When I was all finished he asked if I wanted an extra cable modem he had. He had been mailed the modem in error or ended up not needing it after he bought it, I can’t remember which. I hesitated at first as I really need to stop collecting ewaste, but I took it and I am glad I did. I looked it up when I got home, nothing fancy just a Motorola SB6141. I was using a Ubee DDM3513 at the time. I originally has some Motorola Dinosaur but it had died, the Ubee is what was given to us in its stead. I haven’t had a lot of issues but I do feel it was sluggish at time. Not evidence to back it up thats just the overall feeling I was given from The Family. They two modems are both DOCSIS 3.0 the difference is (that would make a difference) that the SB6141 can handle “channel bonding of up to eight downstream channels and four upstream channels” (up to 300 Mbps downstream, 100 Mbps upstream). The Ubee is 4/4 (up to 171Mbps downstream, 122Mbps upstream). I Googled the hell out of the Motorola for a few hours and I came up with a lot of posts and forum comments on the performance. Most people advertised they were getting a higher Mbps with the SB6141 than other modems for their current speed tier (hitting 12Mbps on a 6Mbps account for example). So I decided to swap the modems out.

It actually went very smoothly, on Comcast’s side. I connected the new modem (SB6141) in place of the Ubee and plugged my netbook directly into it. It connected to the net within about 3 minutes or so. When I transferred the modem to the server/router is when I hit a snag. My ClearOS box wouldn’t grab a new IP address from the modem. If I watched it closely I could see it get the local address, then drop it, then switch to the ISP public and then drop it 10 seconds later. Then I got to stare at the spinning loading logo forever. The netbook would grab it no problem every time. I power cycled the modem and the server/router many times, made no difference. I even tried cloning the MAC of the netbook on the server/router, it did take the clone but it made no difference either. What worked for me was to delete the ethernet card under “IP settings”. Mine is eth11 so I just deleted eth11 and then added it back in again. Voila it worked.

Speed tests ran from speedtest.net and speakeasy both report 12Mbps down, 1Mbps up. Prior to the modem switch I was only hitting 6.5Mbps, which is my speed tier cap. So 12Mbps on a 6Mbps speed tier – score, at least for now.

Update 10-22-2015: I have come to find an easier solution (other than not using Comcast and therefor not needing a cable modem). If you SSH into the box you can simply release and renew the IP of the ethernet port.

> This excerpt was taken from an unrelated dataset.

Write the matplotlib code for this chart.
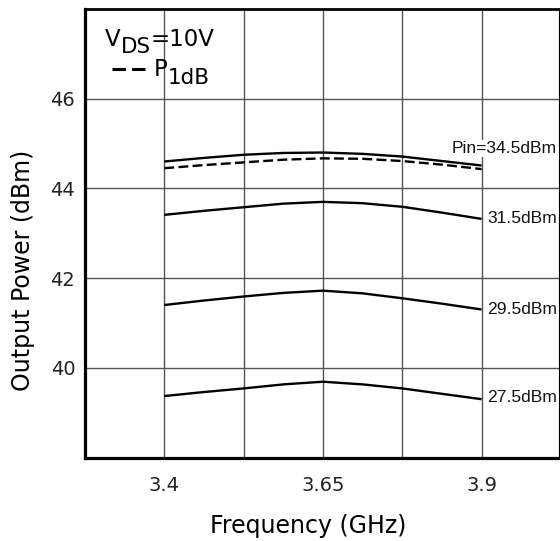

sudo dhclient -r your_nic followed by
sudo dhclient your_nic

For example my card is enp3s0 so I would type:

sudo dhclient -r enp3s0

That should release and renew the IP for you. I found this out after upgrading to ClearOS 7. The old trick of deleting and re-adding the NIC wasn’t working anymore. So it appears that it is not just Comcast and their cable modems, ClearOS has something to do with it.